ROANOKE TIMES

                         Roanoke Times
                 Copyright (c) 1995, Landmark Communications, Inc.

DATE: MONDAY, October 24, 1994                   TAG: 9412010035
SECTION: EXTRA                    PAGE: 1   EDITION: METRO 
SOURCE: BEN BEAGLE
DATELINE:                                 LENGTH: Medium


THE PRINCE A DREADFUL WHINER IS

The bloody truth of it is, chaps, that this new book about Prince Charlie should be quite enough to give the Queen Mum several months of sick headaches.
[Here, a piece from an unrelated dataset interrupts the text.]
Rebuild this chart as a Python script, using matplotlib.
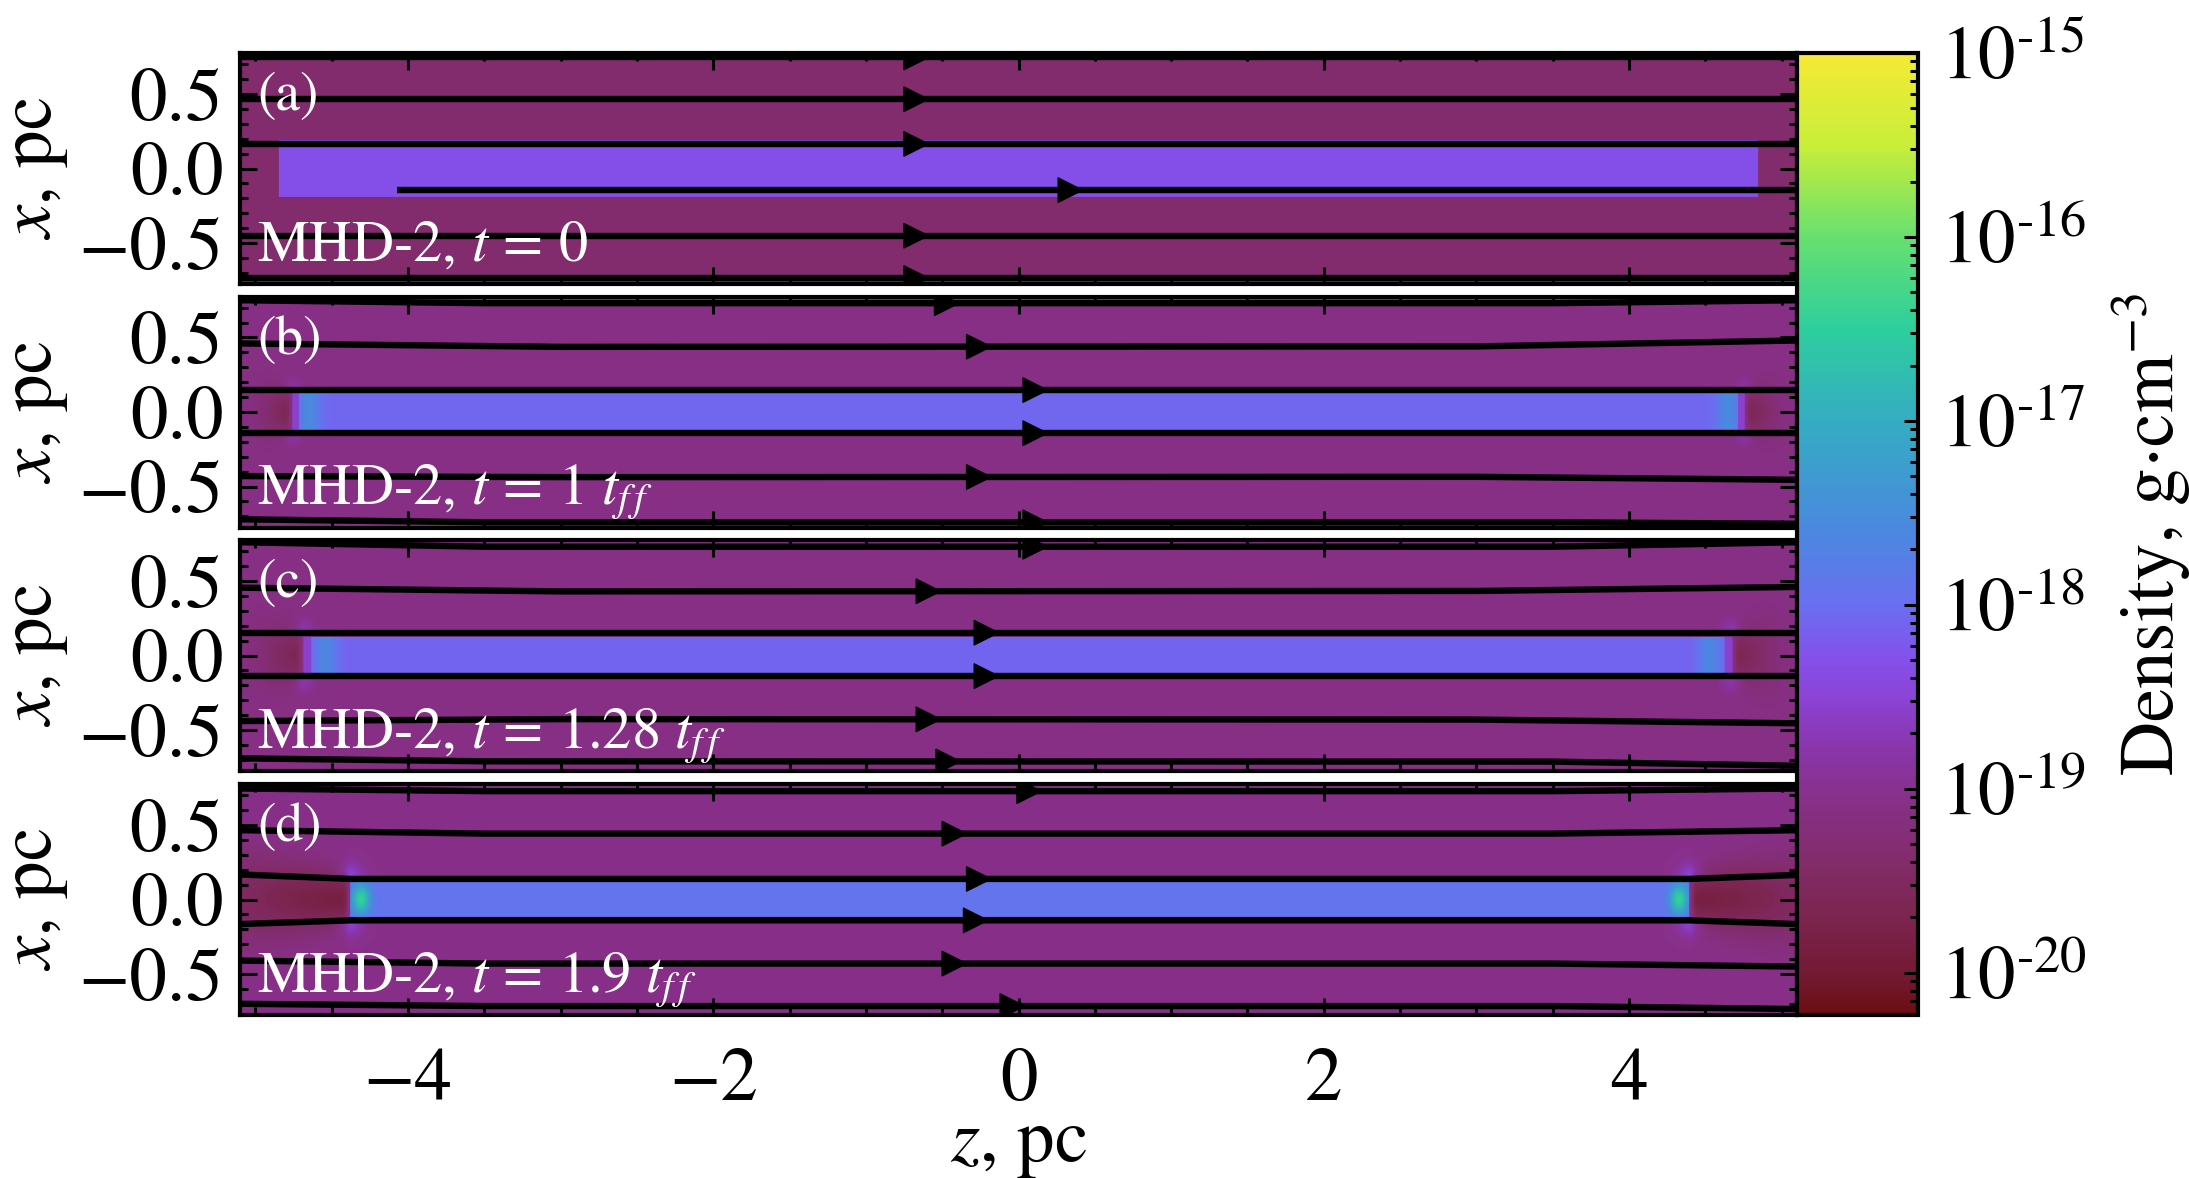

Of course, the Queen Mum always appears to have a sick headache, but we are talking Extra-Strength Tylenol here. She even dresses like a sick headache.

Dash it all, Charlie, the poor beggar, says in the book that his father forced him into a loveless marriage with Princess Diana, who is said by some to be no better than she should be. It's said the poor girl was bulimic, as well.

One has to wonder what Will Shakespeare would have made of this dreadful muddle. I suspect the poor fellow might have had trouble deciding whether to write a comedy or a tragedy.

One also wonders where Charlie's sense of empire is. Wot? Oh, that's right. There is no empire anymore, and I'm glad Rudyard Kipling didn't live to see that.

It may a bit sordid of me to say so, but Fergie has always been a favorite of mine among the royal women. There's a girl who's not afraid of a bit of fish and chips or kidney pie every now and again.

I find it especially disheartening to hear Charlie blame much of his trouble on his father. The old man, it seems to me, was never a strong person. If he and the Queen Mum were entered in the Daytona 500, I'm sure she would jolly well pit at all the right times and take the flag - which I believe to be the correct American phrase for winning a race.

The drivel above is, of course, arrant trash. You can't drive in the Daytona 500 wearing clothes resembling what your Aunt Zelda wore to the family reunion in 1937.

My father never forced me into anything. Once, in 1944, he did threaten to put my mattress and clothes on the front lawn if I didn't find a job and keep it.

He said almost daily that I wouldn't accept gainful employment in a pie shop with my sole responsibility being the biting of holes in doughnuts.

I think he thanked the secretary of the Selective Service Board when I was drafted after World War II was over. The secretary looked quite like Fergie, as a matter of fact, although not quite so plump.

I'm dreadfully sorry. The memory of the draft board secretary caused me to lose my train of thought for a moment.

Oh, righto. The prince and his father.

Actually, I'd like to forget the entire dismal affair, have a pint or two, and think about Richard III for a while.